[SUPPLIED MATERIAL]
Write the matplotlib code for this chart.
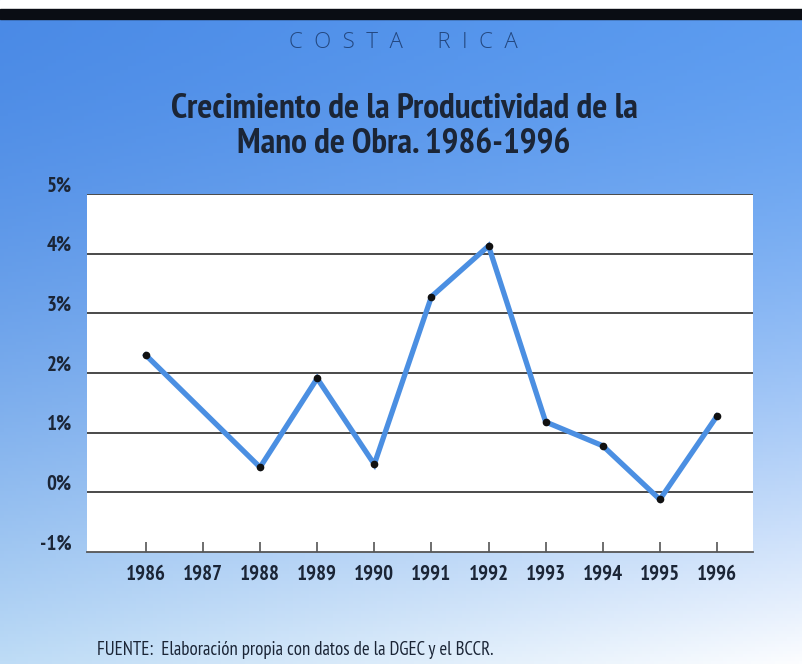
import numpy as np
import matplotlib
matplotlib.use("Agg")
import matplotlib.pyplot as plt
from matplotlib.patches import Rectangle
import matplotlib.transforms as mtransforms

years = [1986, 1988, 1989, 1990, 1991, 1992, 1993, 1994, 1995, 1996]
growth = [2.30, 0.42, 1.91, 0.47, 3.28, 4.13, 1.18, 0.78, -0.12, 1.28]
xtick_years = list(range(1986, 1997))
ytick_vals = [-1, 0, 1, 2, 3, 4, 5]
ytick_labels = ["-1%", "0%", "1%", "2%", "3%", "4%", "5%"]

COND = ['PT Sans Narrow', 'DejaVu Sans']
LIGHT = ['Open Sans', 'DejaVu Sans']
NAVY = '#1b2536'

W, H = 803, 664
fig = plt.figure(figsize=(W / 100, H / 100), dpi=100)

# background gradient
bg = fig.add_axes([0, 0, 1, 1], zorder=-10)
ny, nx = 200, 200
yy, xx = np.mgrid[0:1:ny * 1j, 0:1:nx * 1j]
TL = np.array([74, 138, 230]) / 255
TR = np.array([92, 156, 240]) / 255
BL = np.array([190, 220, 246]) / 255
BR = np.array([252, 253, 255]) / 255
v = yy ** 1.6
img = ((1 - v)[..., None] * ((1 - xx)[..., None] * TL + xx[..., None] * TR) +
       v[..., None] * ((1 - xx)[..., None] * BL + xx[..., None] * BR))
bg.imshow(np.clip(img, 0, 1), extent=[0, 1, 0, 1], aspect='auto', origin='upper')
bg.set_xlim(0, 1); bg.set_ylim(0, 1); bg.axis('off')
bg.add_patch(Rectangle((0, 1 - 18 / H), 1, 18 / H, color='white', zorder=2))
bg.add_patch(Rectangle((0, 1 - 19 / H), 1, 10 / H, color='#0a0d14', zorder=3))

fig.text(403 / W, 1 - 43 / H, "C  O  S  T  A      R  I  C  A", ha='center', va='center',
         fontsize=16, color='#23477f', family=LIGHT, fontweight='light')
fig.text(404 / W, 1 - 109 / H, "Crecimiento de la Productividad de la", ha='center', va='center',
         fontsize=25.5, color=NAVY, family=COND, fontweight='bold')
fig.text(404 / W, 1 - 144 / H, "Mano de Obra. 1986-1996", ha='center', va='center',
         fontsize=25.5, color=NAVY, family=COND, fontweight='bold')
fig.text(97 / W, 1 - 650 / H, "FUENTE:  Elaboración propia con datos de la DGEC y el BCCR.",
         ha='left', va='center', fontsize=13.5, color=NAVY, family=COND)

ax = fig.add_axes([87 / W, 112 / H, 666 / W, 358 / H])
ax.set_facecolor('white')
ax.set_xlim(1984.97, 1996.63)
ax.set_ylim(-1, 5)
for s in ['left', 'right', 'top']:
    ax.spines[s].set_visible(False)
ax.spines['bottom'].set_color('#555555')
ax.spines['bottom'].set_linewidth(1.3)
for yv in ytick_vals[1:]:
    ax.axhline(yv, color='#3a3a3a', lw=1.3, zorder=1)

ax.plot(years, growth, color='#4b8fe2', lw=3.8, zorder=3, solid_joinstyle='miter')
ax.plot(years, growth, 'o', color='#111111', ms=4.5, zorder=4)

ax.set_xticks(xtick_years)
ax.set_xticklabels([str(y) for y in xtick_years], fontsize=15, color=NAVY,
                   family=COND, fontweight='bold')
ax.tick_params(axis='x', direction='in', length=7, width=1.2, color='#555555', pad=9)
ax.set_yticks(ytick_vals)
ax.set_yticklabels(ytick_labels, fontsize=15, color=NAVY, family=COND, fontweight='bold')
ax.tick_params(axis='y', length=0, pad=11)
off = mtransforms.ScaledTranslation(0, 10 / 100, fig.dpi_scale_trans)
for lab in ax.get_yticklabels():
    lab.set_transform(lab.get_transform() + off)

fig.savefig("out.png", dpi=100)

[DESCRIPTION OF THE TASK] Without the pictures, retype the whole of the material above exactly.

[SOLUTION]
Write the matplotlib code for this chart.
import numpy as np
import matplotlib
matplotlib.use("Agg")
import matplotlib.pyplot as plt
from matplotlib.patches import Rectangle
import matplotlib.transforms as mtransforms

years = [1986, 1988, 1989, 1990, 1991, 1992, 1993, 1994, 1995, 1996]
growth = [2.30, 0.42, 1.91, 0.47, 3.28, 4.13, 1.18, 0.78, -0.12, 1.28]
xtick_years = list(range(1986, 1997))
ytick_vals = [-1, 0, 1, 2, 3, 4, 5]
ytick_labels = ["-1%", "0%", "1%", "2%", "3%", "4%", "5%"]

COND = ['PT Sans Narrow', 'DejaVu Sans']
LIGHT = ['Open Sans', 'DejaVu Sans']
NAVY = '#1b2536'

W, H = 803, 664
fig = plt.figure(figsize=(W / 100, H / 100), dpi=100)

# background gradient
bg = fig.add_axes([0, 0, 1, 1], zorder=-10)
ny, nx = 200, 200
yy, xx = np.mgrid[0:1:ny * 1j, 0:1:nx * 1j]
TL = np.array([74, 138, 230]) / 255
TR = np.array([92, 156, 240]) / 255
BL = np.array([190, 220, 246]) / 255
BR = np.array([252, 253, 255]) / 255
v = yy ** 1.6
img = ((1 - v)[..., None] * ((1 - xx)[..., None] * TL + xx[..., None] * TR) +
       v[..., None] * ((1 - xx)[..., None] * BL + xx[..., None] * BR))
bg.imshow(np.clip(img, 0, 1), extent=[0, 1, 0, 1], aspect='auto', origin='upper')
bg.set_xlim(0, 1); bg.set_ylim(0, 1); bg.axis('off')
bg.add_patch(Rectangle((0, 1 - 18 / H), 1, 18 / H, color='white', zorder=2))
bg.add_patch(Rectangle((0, 1 - 19 / H), 1, 10 / H, color='#0a0d14', zorder=3))

fig.text(403 / W, 1 - 43 / H, "C  O  S  T  A      R  I  C  A", ha='center', va='center',
         fontsize=16, color='#23477f', family=LIGHT, fontweight='light')
fig.text(404 / W, 1 - 109 / H, "Crecimiento de la Productividad de la", ha='center', va='center',
         fontsize=25.5, color=NAVY, family=COND, fontweight='bold')
fig.text(404 / W, 1 - 144 / H, "Mano de Obra. 1986-1996", ha='center', va='center',
         fontsize=25.5, color=NAVY, family=COND, fontweight='bold')
fig.text(97 / W, 1 - 650 / H, "FUENTE:  Elaboración propia con datos de la DGEC y el BCCR.",
         ha='left', va='center', fontsize=13.5, color=NAVY, family=COND)

ax = fig.add_axes([87 / W, 112 / H, 666 / W, 358 / H])
ax.set_facecolor('white')
ax.set_xlim(1984.97, 1996.63)
ax.set_ylim(-1, 5)
for s in ['left', 'right', 'top']:
    ax.spines[s].set_visible(False)
ax.spines['bottom'].set_color('#555555')
ax.spines['bottom'].set_linewidth(1.3)
for yv in ytick_vals[1:]:
    ax.axhline(yv, color='#3a3a3a', lw=1.3, zorder=1)

ax.plot(years, growth, color='#4b8fe2', lw=3.8, zorder=3, solid_joinstyle='miter')
ax.plot(years, growth, 'o', color='#111111', ms=4.5, zorder=4)

ax.set_xticks(xtick_years)
ax.set_xticklabels([str(y) for y in xtick_years], fontsize=15, color=NAVY,
                   family=COND, fontweight='bold')
ax.tick_params(axis='x', direction='in', length=7, width=1.2, color='#555555', pad=9)
ax.set_yticks(ytick_vals)
ax.set_yticklabels(ytick_labels, fontsize=15, color=NAVY, family=COND, fontweight='bold')
ax.tick_params(axis='y', length=0, pad=11)
off = mtransforms.ScaledTranslation(0, 10 / 100, fig.dpi_scale_trans)
for lab in ax.get_yticklabels():
    lab.set_transform(lab.get_transform() + off)

fig.savefig("out.png", dpi=100)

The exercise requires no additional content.